While this is a total win for Grimm, it is only a partial win for transgender students on this most private and personal issue. The Court’s stay of the Court of Appeals decision means only that public school students in the mid-Atlantic states covered by the 4th Circuit, as well as states governed by the 7th Circuit and the 11th Circuit, can use the bathroom that corresponds to their gender identity.

It is not a victory for trans students nationwide.

The 4th Circuit covers Maryland, North Carolina, South Carolina, Virginia and West Virginia. The 7th Circuit covers Illinois, Indiana and Wisconsin. The 11th Circuit covers Alabama, Florida and Georgia. Only 11 states are covered by the Grimm ruling.

Though Grimm’s legal battle has ended, the issue of gender identity and so-called “bathroom bills” remains unsettled with 39 states and Washington D.C. still in flux. Among those are Pennsylvania, Delaware and New Jersey, which are all in the 3rd Circuit and thus not covered by the Grimm ruling.

But as PGN reported June 23, the Biden DOJ and the ACLU have teamed to argue anti-trans laws are unconstitutional.

In December 2020, the Supreme Court let another lower court ruling stand on a bathroom issue involving high school students.
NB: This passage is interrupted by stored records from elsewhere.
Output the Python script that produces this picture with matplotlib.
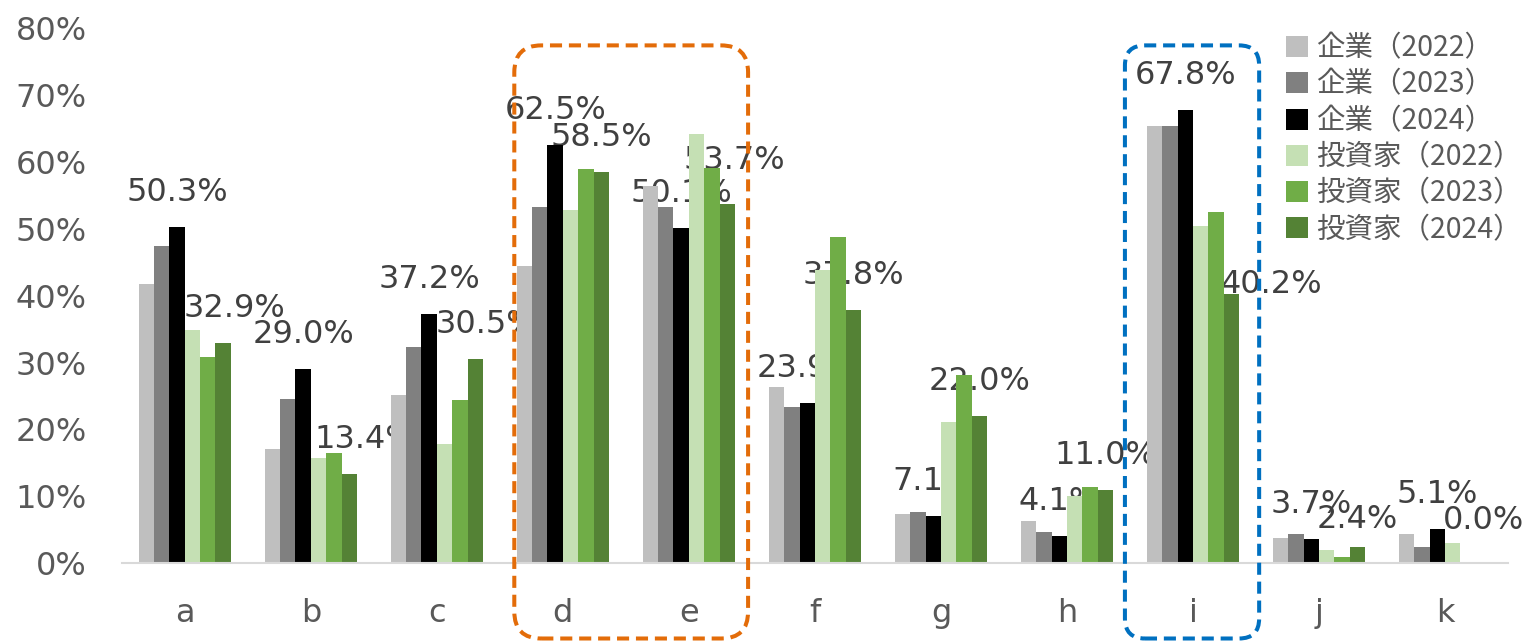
import numpy as np
import matplotlib
matplotlib.use("Agg")
import matplotlib.pyplot as plt
from matplotlib.patches import FancyBboxPatch
from matplotlib.transforms import IdentityTransform

# ── データ（%） ─────────────────────────────────────────
categories = ["a", "b", "c", "d", "e", "f", "g", "h", "i", "j", "k"]
corp_2022 = [41.8, 17.1, 25.1, 44.5, 56.4, 26.3, 7.4, 6.3, 65.3, 3.8, 4.4]
corp_2023 = [47.4, 24.6, 32.3, 53.2, 53.2, 23.3, 7.7, 4.7, 65.4, 4.4, 2.5]
corp_2024 = [50.3, 29.0, 37.2, 62.5, 50.1, 23.9, 7.1, 4.1, 67.8, 3.7, 5.1]
inv_2022 = [34.9, 15.7, 17.9, 52.8, 64.1, 43.9, 21.1, 10.1, 50.4, 2.0, 3.1]
inv_2023 = [30.8, 16.5, 24.4, 59.0, 59.1, 48.8, 28.2, 11.4, 52.5, 1.0, 0.0]
inv_2024 = [32.9, 13.4, 30.5, 58.5, 53.7, 37.8, 22.0, 11.0, 40.2, 2.4, 0.0]
series_names = ["企業（2022）", "企業（2023）", "企業（2024）",
                "投資家（2022）", "投資家（2023）", "投資家（2024）"]
yticks = [0, 10, 20, 30, 40, 50, 60, 70, 80]

# ── スタイル ─────────────────────────────────────────────
colors = ["#BFBFBF", "#808080", "#000000", "#C5E0B4", "#70AD47", "#548235"]
label_series = [2, 5]                  # ラベル付き系列（2024年）
# 投資家(2024)ラベルの手動ずらし（px）: {カテゴリ番号: (dx, dy)}
label_nudge = {0: (11, 0), 1: (16, 0), 2: (11, 0), 4: (7, 9),
               8: (40, -25), 9: (0, -7), 10: (0, 8)}

fig = plt.figure(figsize=(15.27, 6.42), dpi=100)
ax = fig.add_axes([0.0797, 0.1226, 0.9079, 0.8338])

data = [corp_2022, corp_2023, corp_2024, inv_2022, inv_2023, inv_2024]
x = np.arange(len(categories))
w = 0.122
bars = []
for i, vals in enumerate(data):
    b = ax.bar(x + (i - 2.5) * w, vals, w, color=colors[i],
               label=series_names[i], zorder=2)
    bars.append(b)

ax.set_xlim(-0.5, len(categories) - 0.5)
ax.set_ylim(0, 80)
ax.set_xticks(x)
ax.set_xticklabels(categories)
ax.set_yticks(yticks)
ax.set_yticklabels([f"{t}%" for t in yticks])
ax.tick_params(axis="both", length=0, labelsize=23, colors="#595959")
ax.tick_params(axis="y", pad=25)
ax.tick_params(axis="x", pad=25)
for s in ["top", "right", "left"]:
    ax.spines[s].set_visible(False)
ax.spines["bottom"].set_color("#D9D9D9")
ax.spines["bottom"].set_linewidth(1.5)
ax.spines["bottom"].set_zorder(3)

# データラベル（棒の後ろに描く）
for si in label_series:
    for j, v in enumerate(data[si]):
        dx, dy = (0, 0)
        if si == 5:
            dx, dy = label_nudge.get(j, (0, 0))
        ax.annotate(f"{v:.1f}%", (x[j] + (si - 2.5) * w, v),
                    xytext=(dx, 26 + dy), textcoords="offset pixels",
                    ha="center", va="baseline", fontsize=23,
                    color="#404040", zorder=1)

# 凡例
fig.legend(handles=bars, loc="upper left", bbox_to_anchor=(0.833, 0.97),
           frameon=False, borderpad=0, handlelength=0.75, handleheight=0.75,
           handletextpad=0.3, labelspacing=0.22, labelcolor="#595959",
           prop={"family": ["Noto Sans CJK JP", "DejaVu Sans"], "size": 20.5})

# 点線の角丸枠（カテゴリ位置から算出）
def dashed_box(x0, x1, color, radius):
    fig.canvas.draw()
    (px0, py0) = ax.transData.transform((x0, 77.4))
    (px1, _) = ax.transData.transform((x1, 77.4))
    py1 = 3.5
    box = FancyBboxPatch((px0, py1), px1 - px0, py0 - py1,
                         boxstyle=f"round,pad=0,rounding_size={radius}",
                         transform=IdentityTransform(), fill=False,
                         edgecolor=color, linewidth=2.9,
                         linestyle=(0, (3, 1.7)), zorder=5)
    fig.add_artist(box)

dashed_box(2.615, 4.47, "#E36C09", 27)
dashed_box(7.46, 8.525, "#0070C0", 20)

fig.savefig("out.png", dpi=100)
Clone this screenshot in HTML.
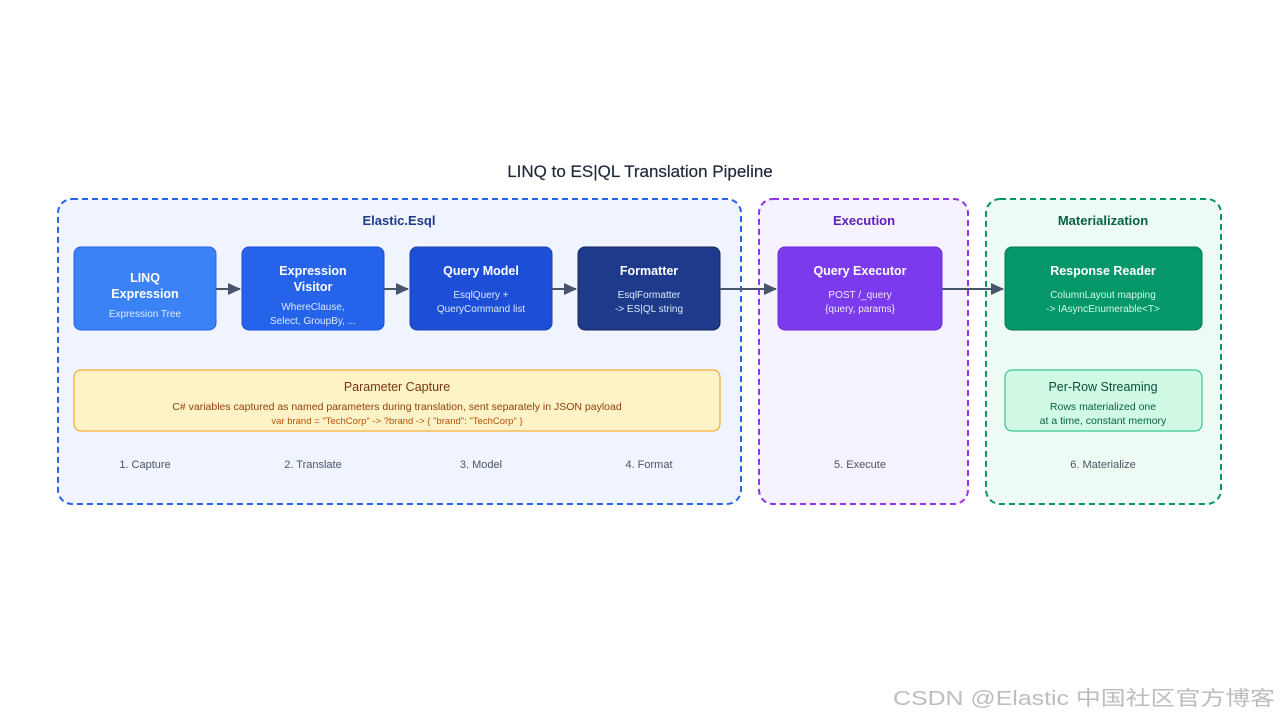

In Oregon, parents challenged a public school’s policy allowing a transgender student to use the boys bathroom.

In that case, the 9th Circuit court ruled that the school’s policy should stand as it was intended to “avoid discrimination and ensure the safety and well-being of transgender students.”

In writing for the 9th Circuit court, Judge Atsushi Wallace Tashima said,

“A policy that allows transgender students to use school bathroom and locker facilities that match their self-identified gender in the same manner that cisgender students utilize those facilities does not infringe Fourteenth Amendment privacy or parental rights or First Amendment free exercise rights, nor does it create actionable sex harassment under Title IX.”

Chase Strangio was an attorney for Grimm and also for the late Aimee Stephens, one of the plaintiffs in the Bostock case. About the Oregon case, Strangio, deputy director for trans justice with the ACLU’s LGBT and HIV Project, said in a statement at the time, “The decision not to take this case is an important and powerful message to trans and non-binary youth that they deserve to share space with and enjoy the benefits of school alongside their non-transgender peers.”

It is a statement equally applicable to the Grimm case.

But as the ACLU’s Josh Block said of the Grimm ruling, “Our work is not yet done, and the ACLU is continuing to fight against anti-trans laws targeting trans youth in states around the country.”

The Equality Act, which would vitiate these anti-trans policies and laws, passed overwhelmingly in the House in March, but is currently stalled in the Senate. Until it passes, the courts will continue to be the only avenue for trans youth to seek equity and justice.